Gradient dominated functions were first studied by Polyak in 1963 for gradient descent (GD). As mentioned in Lines 460-464 (and in Table 1), and as the reviewer points out, GD achieves linear rate for this class. However, the IFO complexity of GD is higher than SVRG (please refer to Table 1). Our main contribution for gradient dominated functions is to show a “non-convex stochastic method” with linear rate and low IFO complexity.
We agree that function gradient being sigma bounded is severe, and as pointed out in the paper (Line 653-659) it is often required for analysis of SGD. However, note that non-convex SVRG does not require such an assumption, and hence, is much more favorable (Line 653-661).
The theoretical analysis requires the output to be picked randomly from all the iterates of the algorithm. However, for our experiments we observed that picking the last iterate works well.
We apologize for any confusion caused in Thm 3. There is no circular dependency. There exist universal constants mu_0 and nu for which the theorem holds. We will explicitly show the constants in the final version.
“Direct analysis for non-strongly convex”: Please refer to (1) at the top.
Regarding Cor. 2: The proof (in the appendix) follows from the following: When alpha < ⅔, the complexity of computing the average gradient at the start of an epoch dominates the complexity of all m inner iterations of an epoch (since m is of O(n^{3*alpha/2}) and complexity of 1 inner iteration is O(1)). Here, by inner iteration, we mean 1 iteration within an epoch.
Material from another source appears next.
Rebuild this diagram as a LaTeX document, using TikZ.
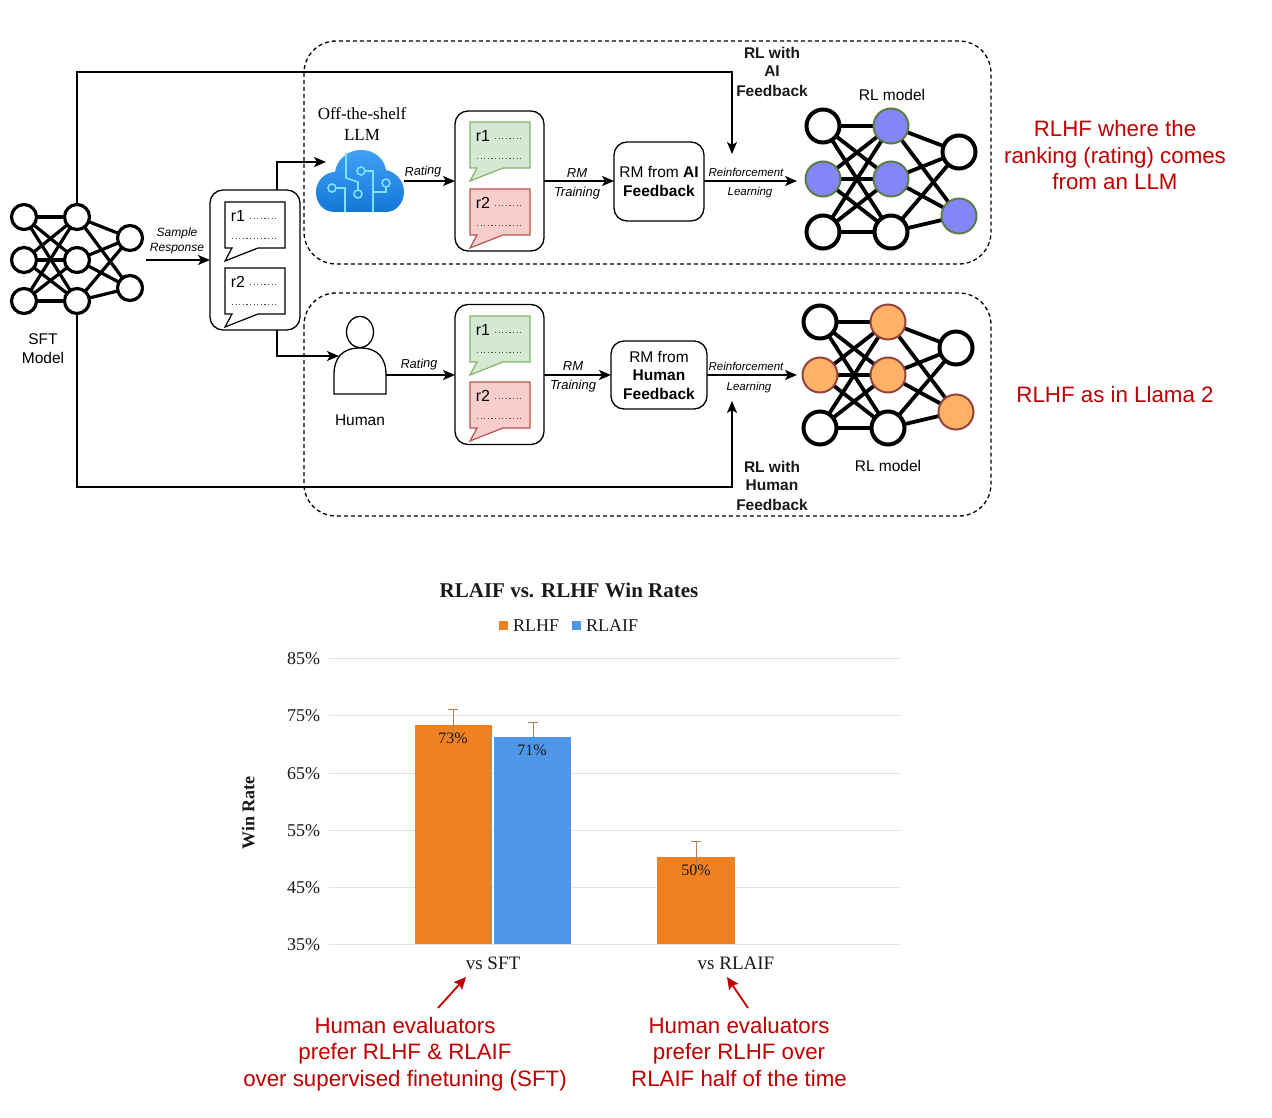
\documentclass[tikz,border=0pt]{standalone}
\usepackage{fontspec}
\setmainfont{Liberation Sans}
\newfontfamily\serifface{Liberation Serif}
\usetikzlibrary{arrows.meta,calc}
\pgfdeclarelayer{bg}\pgfdeclarelayer{edges}
\pgfsetlayers{bg,edges,main}
\definecolor{redtxt}{HTML}{C00000}
\definecolor{gfill}{HTML}{D5E8D4}\definecolor{gline}{HTML}{82B366}
\definecolor{rfill}{HTML}{F8CECC}\definecolor{rline}{HTML}{B85450}
\definecolor{bnode}{HTML}{8585FA}\definecolor{onode}{HTML}{FFB266}
\definecolor{barO}{HTML}{EF8122}\definecolor{barB}{HTML}{4F97E8}
\definecolor{gridc}{HTML}{E2E2E2}
\definecolor{cloudT}{HTML}{3FA0F5}\definecolor{cloudB}{HTML}{1578D8}
\definecolor{circ}{HTML}{7FE3FF}
\newcommand{\fs}[1]{\fontsize{#1}{#1}\selectfont}
\newcommand{\netedges}[2]{%
  \begin{pgfonlayer}{edges}%
  \foreach \p in {1,2,3}{\foreach \q in {1,2,3}{\draw[netline,line width=#2] (#1a\p.center) -- (#1b\q.center);}}%
  \foreach \q in {1,2,3}{\foreach \s in {1,2}{\draw[netline,line width=#2] (#1b\q.center) -- (#1c\s.center);}}%
  \end{pgfonlayer}}
% name, x, y(top), fill, stroke, label
\newcommand{\bubble}[6]{%
  \draw[line width=1.2pt,draw=#5,fill=#4,line join=miter] (#2,#3) coordinate (#1) -- ++(60,0) -- ++(0,46) -- ++(-27,0) -- ++(-33,13) -- ++(7,-13) -- ++(-7,0) -- cycle;
  \node[txt,font=\fs{16}] at ($(#1)+(13,14)$) {#6};
  \draw[dots] ($(#1)+(25,16)$) -- ++(27,0);
  \draw[dots] ($(#1)+(7,36)$) -- ++(45,0);}
\tikzset{
  x=1pt,y=-1pt,
  txt/.style={inner sep=0pt,outer sep=0pt,align=center,text=black,yshift=-1.8pt,execute at begin node=\vphantom{Ag(}},
  lab/.style={txt,font=\fs{12}\itshape},
  main/.style={txt,font=\fs{15.5}},
  strong/.style={txt,font=\fs{15.5}\bfseries,text=black!90},
  redt/.style={txt,font=\fs{22.3},text=redtxt},
  chartt/.style={txt,font=\serifface\fs{18},text=black!90},
  arr/.style={line width=1.5pt,-{Stealth[length=12pt,width=10pt,inset=3pt]}},
  redarr/.style={line width=1.8pt,draw=redtxt,-{Stealth[length=12pt,width=11pt,inset=2pt]}},
  netline/.style={draw=black},
  sn/.style={circle,draw=black,line width=3.2pt,fill=white,minimum size=25pt,inner sep=0pt,outer sep=0pt},
  ln/.style={circle,draw=black,line width=4pt,fill=white,minimum size=33pt,inner sep=0pt,outer sep=0pt},
  bn/.style={circle,draw=gline!70!black,line width=2pt,fill=bnode,minimum size=35pt,inner sep=0pt,outer sep=0pt},
  on/.style={circle,draw=rline!80!black,line width=2pt,fill=onode,minimum size=35pt,inner sep=0pt,outer sep=0pt},
  dbox/.style={draw=black,line width=1.3pt,dash pattern=on 4pt off 3pt,rounded corners=32pt},
  rbox/.style={draw=black,line width=1.3pt,fill=white,rounded corners=13pt,inner sep=0pt,outer sep=0pt},
  dots/.style={line width=.9pt,draw=black!70,dash pattern=on 1.2pt off 2.4pt},
  grid/.style={line width=1pt,draw=gridc},
  errb/.style={line width=.9pt,draw=brown!70!gray},
}
\begin{document}
\begin{tikzpicture}
\useasboundingbox (0,0) rectangle (1272,1118);
\begin{pgfonlayer}{bg}
\fill[white] (0,0) rectangle (1272,1118);
\end{pgfonlayer}
% dashed regions
\draw[dbox] (304,41) rectangle (991,264);
\draw[dbox] (304,293) rectangle (991,516);
% SFT network
\foreach \n/\y in {1/217,2/260,3/301}{
  \node[sn] (sa\n) at (24,\y) {};
  \node[sn] (sb\n) at (77,\y) {};}
\node[sn] (sc1) at (130,238) {};
\node[sn] (sc2) at (130,288) {};
\netedges{s}{3.2pt}
% top RL network
\node[ln] (ta1) at (823,126) {};
\node[bn] (ta2) at (823,179) {};
\node[ln] (ta3) at (823,232) {};
\node[bn] (tb1) at (891,126) {};
\node[bn] (tb2) at (891,179) {};
\node[ln] (tb3) at (891,232) {};
\node[ln] (tc1) at (959,152) {};
\node[bn] (tc2) at (959,216) {};
\netedges{t}{3.8pt}
% bottom RL network
\node[ln] (ba1) at (820,322) {};
\node[on] (ba2) at (820,375) {};
\node[ln] (ba3) at (820,428) {};
\node[on] (bb1) at (888,322) {};
\node[on] (bb2) at (888,375) {};
\node[ln] (bb3) at (888,428) {};
\node[ln] (bc1) at (956,348) {};
\node[on] (bc2) at (956,412) {};
\netedges{b}{3.8pt}
% SFT label
\node[main] at (43,339) {SFT};
\node[main] at (43,358) {Model};
% long feedback lines
\coordinate (ttarget) at (732,154);
\coordinate (btarget) at (732,401);
\draw[arr] (sb1.north) -- (77,72) -- (732,72) -- (ttarget);
\draw[arr] (sb3.south) -- (77,487) -- (732,487) -- (btarget);
% sample responses box
\node[rbox,minimum width=90pt,minimum height=140pt] (resp) at (255,260) {};
\coordinate (sfthead) at (146,260);
\draw[arr] (sfthead) -- (resp.west);
\node[lab] at (177,232) {Sample};
\node[lab] at (177,247) {Response};
\bubble{ra}{225}{202}{white}{black}{r1}
\bubble{rb}{225}{268}{white}{black}{r2}
% cloud
\coordinate (cloudin) at (326,162);
\coordinate (cloudout) at (404,181);
\shade[top color=cloudT,bottom color=cloudB]
 (335,212) .. controls (323,212) and (316,203) .. (316,192)
 .. controls (316,181) and (325,172) .. (335,172)
 .. controls (337,159) and (348,150) .. (361,150)
 .. controls (374,150) and (384,158) .. (386,170)
 .. controls (396,172) and (404,181) .. (404,192)
 .. controls (404,203) and (396,212) .. (386,212) -- cycle;
\begin{scope}[line width=1.6pt]
\draw[circ] (346,153) -- (346,178) -- (358,182) -- (358,190);
\draw[circ] (358,194) circle[radius=4pt];
\draw[circ] (361,171) circle[radius=4pt];
\draw[circ] (365,171) -- (373,171) -- (373,212);
\draw[circ] (386,183) circle[radius=4pt];
\draw[circ] (386,187) -- (386,192) -- (373,192);
\draw[circ] (332,188) circle[radius=4pt];
\draw[circ] (336,188) -- (345,188) -- (345,212);
\end{scope}
\draw[arr] (277,190) -- (277,162) -- (cloudin);
\node[txt,font=\serifface\fs{17}] at (362,114) {Off-the-shelf};
\node[txt,font=\serifface\fs{17}] at (362,135) {LLM};
% human
\coordinate (humanin) at (339,356);
\coordinate (humanout) at (386,375);
\draw[line width=1.3pt,fill=white] (334,394) -- (334,375) .. controls (334,358) and (342,348) .. (360,348) .. controls (378,348) and (386,358) .. (386,375) -- (386,394) -- cycle;
\node[circle,draw=black,line width=1.3pt,fill=white,minimum width=27pt,inner sep=0pt,yscale=1.15] (head) at (360,332) {};
\draw[arr] (277,330) -- (277,356) -- (humanin);
\node[main] at (360,420) {Human};
% rating boxes
\node[rbox,minimum width=89pt,minimum height=140pt] (rate1) at (499.5,181) {};
\node[rbox,minimum width=89pt,minimum height=140pt] (rate2) at (499.5,374.5) {};
\bubble{ga}{470}{122}{gfill}{gline}{r1}
\bubble{gb}{470}{189}{rfill}{rline}{r2}
\bubble{ha}{470}{316}{gfill}{gline}{r1}
\bubble{hb}{470}{382}{rfill}{rline}{r2}
\draw[arr] (cloudout) -- (rate1.west);
\draw[arr] (humanout) -- (rate2.west |- humanout);
\node[lab,font=\fs{12.7}\itshape,rotate=3] at (423,170) {Rating};
\node[lab,font=\fs{12.7}\itshape,rotate=2] at (419,363) {Rating};
% RM boxes
\node[rbox,minimum width=90pt,minimum height=79pt,align=center,font=\fs{15.5}] (rm1) at (659,181.5) {RM from \textbf{AI}\\[4pt]\textbf{Feedback}};
\node[rbox,minimum width=96pt,minimum height=68pt,align=center,font=\fs{15.5}] (rm2) at (659,375) {RM from\\[3pt]\textbf{Human}\\[3pt]\textbf{Feedback}};
\draw[arr] (rate1.east) -- (rm1.west |- rate1.east);
\draw[arr] (rate2.east |- rm2.west) -- (rm2.west);
\node[lab,font=\fs{13}\itshape] at (577,172) {RM};
\node[lab,font=\fs{13}\itshape] at (577,191) {Training};
\node[lab,font=\fs{13}\itshape] at (573,365) {RM};
\node[lab,font=\fs{13}\itshape] at (573,384) {Training};
\coordinate (tgoal) at (797,181);
\coordinate (bgoal) at (797,375);
\draw[arr] (rm1.east |- tgoal) -- (tgoal);
\draw[arr] (rm2.east) -- (bgoal);
\node[lab,font=\fs{11.5}\itshape] at (746,172) {Reinforcement};
\node[lab,font=\fs{11.5}\itshape] at (750,191) {Learning};
\node[lab,font=\fs{11.5}\itshape] at (746,366) {Reinforcement};
\node[lab,font=\fs{11.5}\itshape] at (749,386) {Learning};
\node[strong] at (772,53) {RL with};
\node[strong] at (772,71) {AI};
\node[strong] at (772,91) {Feedback};
\node[strong] at (772,467) {RL with};
\node[strong] at (772,485) {Human};
\node[strong] at (772,505) {Feedback};
\node[main] at (892,95) {RL model};
\node[main] at (888,466) {RL model};
% red captions
\node[redt] at (1115,129) {RLHF where the};
\node[redt] at (1115,156) {ranking (rating) comes};
\node[redt] at (1115,182) {from an LLM};
\node[redt] at (1115,395) {RLHF as in Llama 2};
% chart
\node[chartt,font=\serifface\bfseries\fs{21}] at (569,591) {RLAIF vs. RLHF Win Rates};
\fill[barO] (499,621) rectangle (508,630);
\fill[barB] (572,621) rectangle (581,630);
\node[chartt,anchor=west] at (513,625) {RLHF};
\node[chartt,anchor=west] at (586,625) {RLAIF};
\foreach \y/\t in {658/85,715/75,773/65,830/55,887/45,944/35}{
  \draw[grid] (329,\y) -- (900,\y);
  \node[chartt,anchor=east] at (320,\y) {\t\%};}
\fill[barO] (415,944) rectangle (492,725);
\fill[barB] (494,944) rectangle (571,737);
\fill[barO] (657,944) rectangle (735,857);
\draw[errb] (453,738) -- (453,709) (448,709) -- (458,709);
\draw[errb] (533,750) -- (533,722) (528,722) -- (538,722);
\draw[errb] (696,868) -- (696,841) (691,841) -- (701,841);
\node[chartt,font=\serifface\fs{16}] at (453,738) {73\%};
\node[chartt,font=\serifface\fs{16}] at (532,750) {71\%};
\node[chartt,font=\serifface\fs{16}] at (696,870) {50\%};
\node[chartt,font=\serifface\bfseries\fs{18},rotate=90] at (250,811) {Win Rate};
\node[chartt,font=\serifface\fs{19}] (xa) at (493,963) {vs SFT};
\node[chartt,font=\serifface\fs{19}] (xb) at (736,963) {vs RLAIF};
\coordinate (rafrom) at (438,1008);
\coordinate (rbfrom) at (748,1008);
\draw[redarr] (rafrom) -- (466,977);
\draw[redarr] (rbfrom) -- (727,977);
\node[redt] at (405,1026) {Human evaluators};
\node[redt] at (405,1052) {prefer RLHF \& RLAIF};
\node[redt] at (405,1079) {over supervised finetuning (SFT)};
\node[redt] at (739,1026) {Human evaluators};
\node[redt] at (739,1052) {prefer RLHF over};
\node[redt] at (739,1079) {RLAIF half of the time};
\end{tikzpicture}
\end{document}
Hence, the “effective” complexity of 1 inner iteration is n^{1 - (3*alpha/2)}. Also note that overall we require O(n^{alpha}/epsilon) inner iterations (see Thm 3). Using these facts, we obtain the result for alpha < ⅔. For alpha >= ⅔, the complexity of all m inner iterations dominates complexity of calculating the average gradient, whereby the effective complexity of an inner iteration is O(1). Again, using Thm 3, the result follows. We will make this point clearer.
About Thm 7: We believe there is some misunderstanding regarding the notation. Here, in b = o(n^{2/3}) , we are using the ‘little o notation’ used in complexity analysis. By this we essentially mean b < n^{2/3} and not atleast n^{2/3}. So the theorem holds for small minibatches.